[Rows from a dataset of charts and code]
──────────

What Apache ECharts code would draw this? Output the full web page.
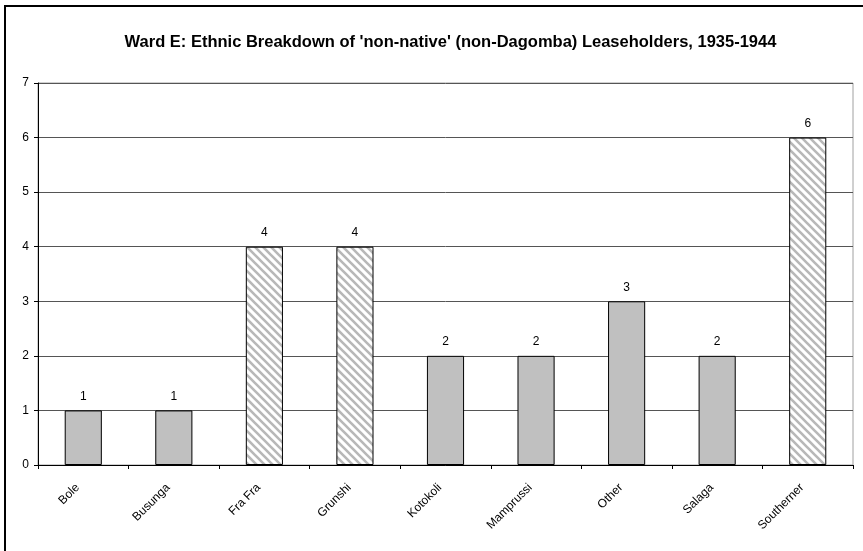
<!DOCTYPE html>
<html>
<head>
<meta charset="utf-8">
<script src="https://cdn.jsdelivr.net/npm/echarts@6/dist/echarts.min.js"></script>
<style>
html,body{margin:0;padding:0;background:#fff;}
#chart{width:863px;height:551px;}
</style>
</head>
<body>
<div id="chart"></div>
<script>
const titleText = "Ward E: Ethnic Breakdown of 'non-native' (non-Dagomba) Leaseholders, 1935-1944";
const categories = ['Bole','Busunga','Fra Fra','Grunshi','Kotokoli','Mamprussi','Other','Salaga','Southerner'];
const values = [1, 1, 4, 4, 2, 2, 3, 2, 6];
const hatchedCategories = ['Fra Fra','Grunshi','Southerner'];
const yTicks = [0,1,2,3,4,5,6,7];

function makeHatch() {
  const s = 8;
  const c = document.createElement('canvas');
  c.width = s; c.height = s;
  const g = c.getContext('2d');
  g.fillStyle = '#ffffff';
  g.fillRect(0,0,s,s);
  g.strokeStyle = '#b8b8b8';
  g.lineWidth = 2.6;
  g.beginPath();
  g.moveTo(-2,-2); g.lineTo(s+2,s+2);
  g.moveTo(-2,s-2); g.lineTo(2,s+2);
  g.moveTo(s-2,-2); g.lineTo(s+2,2);
  g.stroke();
  return c;
}
const hatch = makeHatch();
const FONT = 'Liberation Sans, Arial, sans-serif';

const chart = echarts.init(document.getElementById('chart'), null, {renderer:'canvas'});
chart.setOption({
  animation: false,
  backgroundColor: '#ffffff',
  title: {
    text: titleText,
    left: 445.5, textAlign: 'center', top: 29,
    textStyle: {fontFamily: FONT, fontSize: 16.5, fontWeight: 'bold', color: '#000'}
  },
  graphic: [{
    type: 'rect', shape: {x: 5, y: 6, width: 1000, height: 1000},
    style: {fill: 'none', stroke: '#000', lineWidth: 2}, z: 100
  }],
  grid: {left: 38, right: 10, top: 83, bottom: 86, show: true, borderColor: '#a0a0a0', borderWidth: 1, backgroundColor: 'transparent'},
  xAxis: {
    type: 'category', data: categories, boundaryGap: true,
    axisLine: {lineStyle: {color: '#000', width: 1}},
    axisTick: {show: true, length: 4, alignWithLabel: false, lineStyle: {color: '#000'}},
    axisLabel: {rotate: 45, fontSize: 12, color: '#000', margin: 15, padding: [0, 8, 0, 0], interval: 0, fontFamily: FONT}
  },
  yAxis: {
    type: 'value', min: yTicks[0], max: yTicks[yTicks.length-1], interval: 1,
    axisLine: {show: true, lineStyle: {color: '#000', width: 1}},
    axisTick: {show: true, length: 4, lineStyle: {color: '#000'}},
    axisLabel: {fontSize: 12, color: '#000', margin: 9, fontFamily: FONT},
    splitLine: {show: true, lineStyle: {color: '#555', width: 1}}
  },
  series: [{
    type: 'bar',
    barWidth: '41%',
    data: values.map((v, i) => ({
      value: v,
      itemStyle: hatchedCategories.includes(categories[i])
        ? {color: {image: hatch, repeat: 'repeat'}, borderColor: '#000', borderWidth: 1}
        : {color: '#c0c0c0', borderColor: '#000', borderWidth: 1}
    })),
    label: {show: true, position: 'top', distance: 8, fontSize: 12, color: '#000', fontFamily: FONT}
  }]
});
</script>
</body>
</html>
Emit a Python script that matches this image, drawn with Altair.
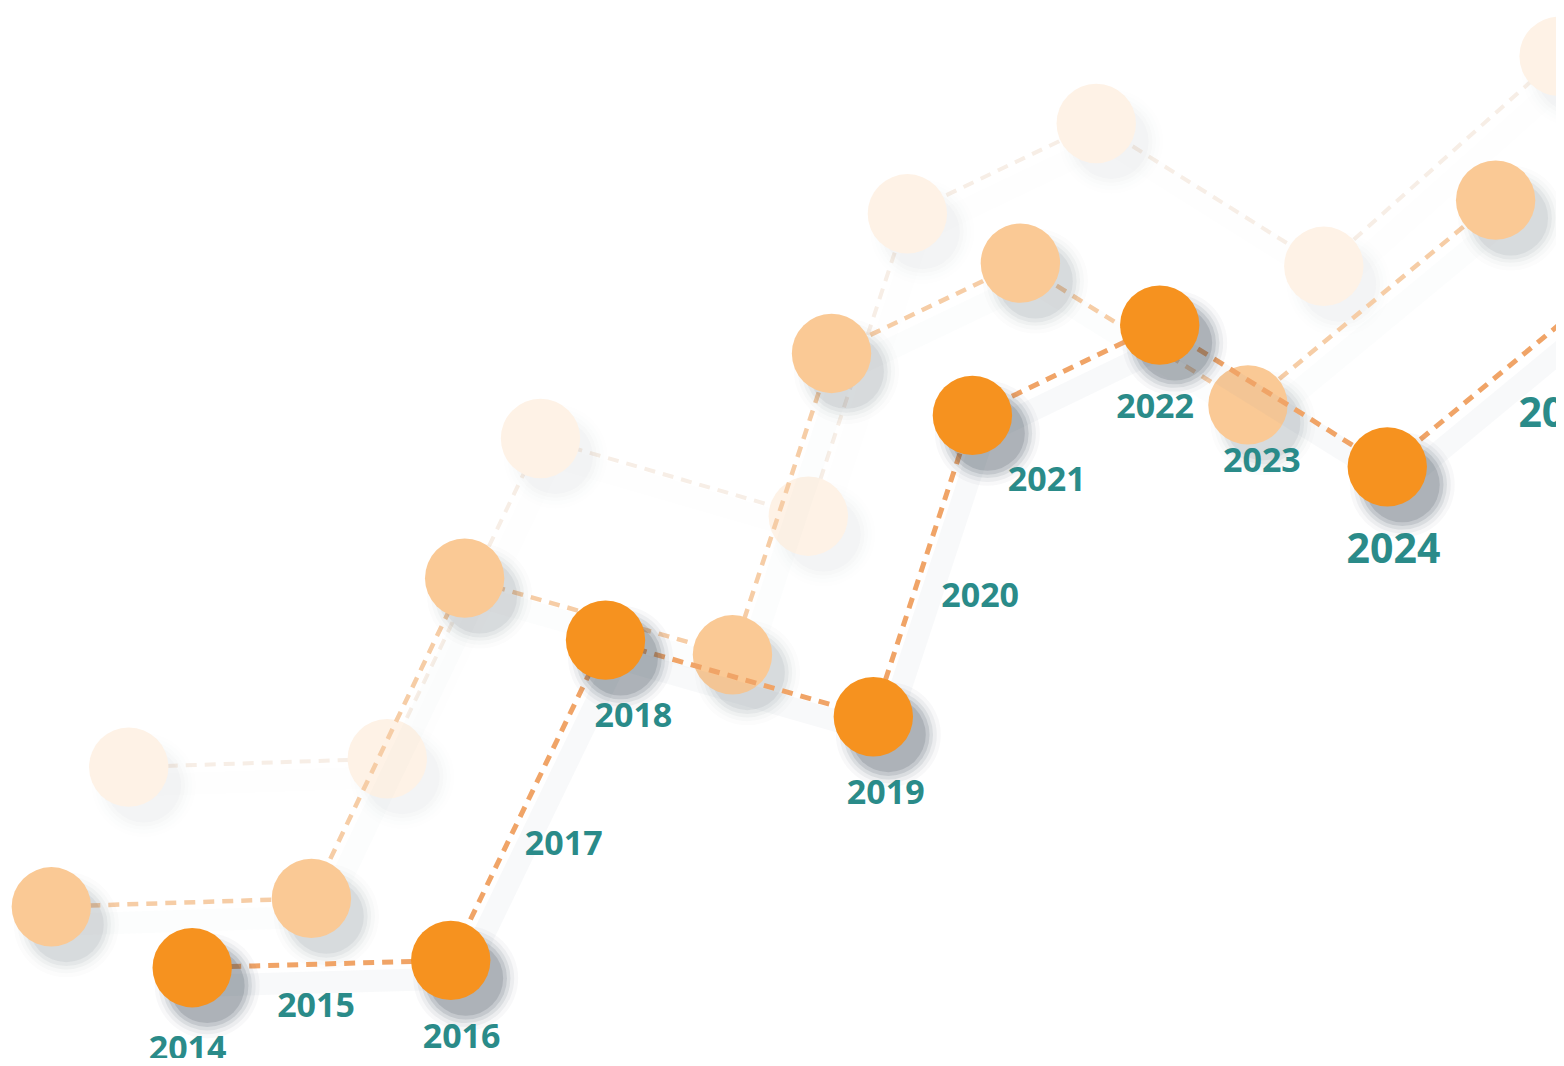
import altair as alt
import pandas as pd

# Front (bright orange) series
front_x = [11.9, 28.6, 38.6, 55.9, 62.3, 74.4, 89.1, 105.1]
front_y = [8.6, 9.3, 39.8, 32.5, 61.2, 69.8, 56.3, 75.8]
# Middle (peach) series
mid_x = [2.8, 19.6, 29.5, 46.8, 53.2, 65.4, 80.1, 96.1]
mid_y = [14.4, 15.2, 45.7, 38.4, 67.1, 75.7, 62.2, 81.7]
# Back (faint) series
back_x = [7.8, 24.5, 34.4, 51.7, 58.1, 70.3, 85.0, 100.2]
back_y = [27.7, 28.5, 59.0, 51.6, 80.4, 89.0, 75.4, 95.4]

# Year labels
years = ["2014", "2015", "2016", "2017", "2018", "2019", "2020",
         "2021", "2022", "2023", "2024", "2025"]
label_x = [11.6, 19.9, 29.3, 35.9, 40.4, 56.7, 62.8, 67.1, 74.1, 81.0, 89.5, 100.6]
label_y = [0.8, 4.9, 1.9, 20.3, 32.5, 25.1, 43.9, 55.0, 61.9, 56.8, 48.3, 61.2]

rows = []
for name, xs, ys in [("back", back_x, back_y), ("mid", mid_x, mid_y), ("front", front_x, front_y)]:
    for i, (a, b) in enumerate(zip(xs, ys)):
        rows.append({"layer": name, "seq": i, "x": a, "y": b})
pts = pd.DataFrame(rows)
labels = pd.DataFrame({"year": years, "x": label_x, "y": label_y})

xs = alt.Scale(domain=[0, 100], nice=False, zero=False)
ys = alt.Scale(domain=[0, 100], nice=False, zero=False)
X = alt.X("x:Q", scale=xs, axis=None)
Y = alt.Y("y:Q", scale=ys, axis=None)

styles = {
    "back":  dict(line="#F7EEE6", circle="#FEF2E6", shadow_op=0.02, lw=4),
    "mid":   dict(line="#F6CDA6", circle="#FAC995", shadow_op=0.07, lw=4.5),
    "front": dict(line="#F0A467", circle="#F6921F", shadow_op=0.17, lw=5),
}

layers = []
for name in ["back", "mid", "front"]:
    st = styles[name]
    base = alt.Chart(pts).transform_filter(alt.datum.layer == name)
    # line shadow
    layers.append(base.mark_line(strokeWidth=22, color="#7d8c9c", opacity=st["shadow_op"] * 0.3,
                                 xOffset=12, yOffset=18, strokeCap="round", clip=True)
                  .encode(x=X, y=Y, order="seq:Q"))
    # dashed line
    layers.append(base.mark_line(strokeWidth=st["lw"], color=st["line"], strokeDash=[11, 8],
                                 clip=True)
                  .encode(x=X, y=Y, order="seq:Q"))
    # circle shadows (stacked for blur)
    for sz, op in [(11000, 0.2), (9400, 0.35), (8000, 0.55), (6800, 0.8), (5600, 1.0)]:
        layers.append(base.mark_circle(size=sz, color="#3a4654", opacity=st["shadow_op"] * op,
                                       xOffset=15, yOffset=18, clip=True)
                      .encode(x=X, y=Y))
    # circles
    layers.append(base.mark_circle(size=6300, color=st["circle"], opacity=1, clip=True)
                  .encode(x=X, y=Y))

text = alt.Chart(labels).mark_text(font="Open Sans", fontWeight="bold", color="#2A8B89",
                                   align="center", baseline="middle").encode(
    x=X, y=Y, text="year:N",
    size=alt.condition(alt.datum.year >= "2024", alt.value(41), alt.value(34)),
)
layers.append(text)

chart = alt.layer(*layers).properties(
    width=1548, height=1050, padding=0,
    autosize=alt.AutoSizeParams(type="none"),
    background="white",
).configure_view(stroke=None)

chart.save("out.html", embed_options={"renderer": "svg", "actions": False})
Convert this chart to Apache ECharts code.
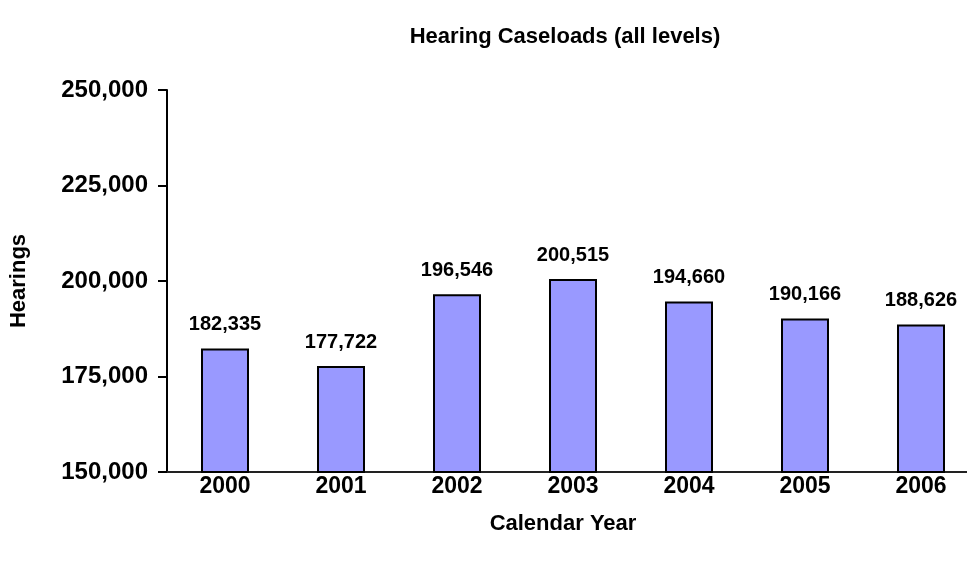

──────────

## Stated goal
Give nothing but the number of lines containing the string "this".

## Answer
3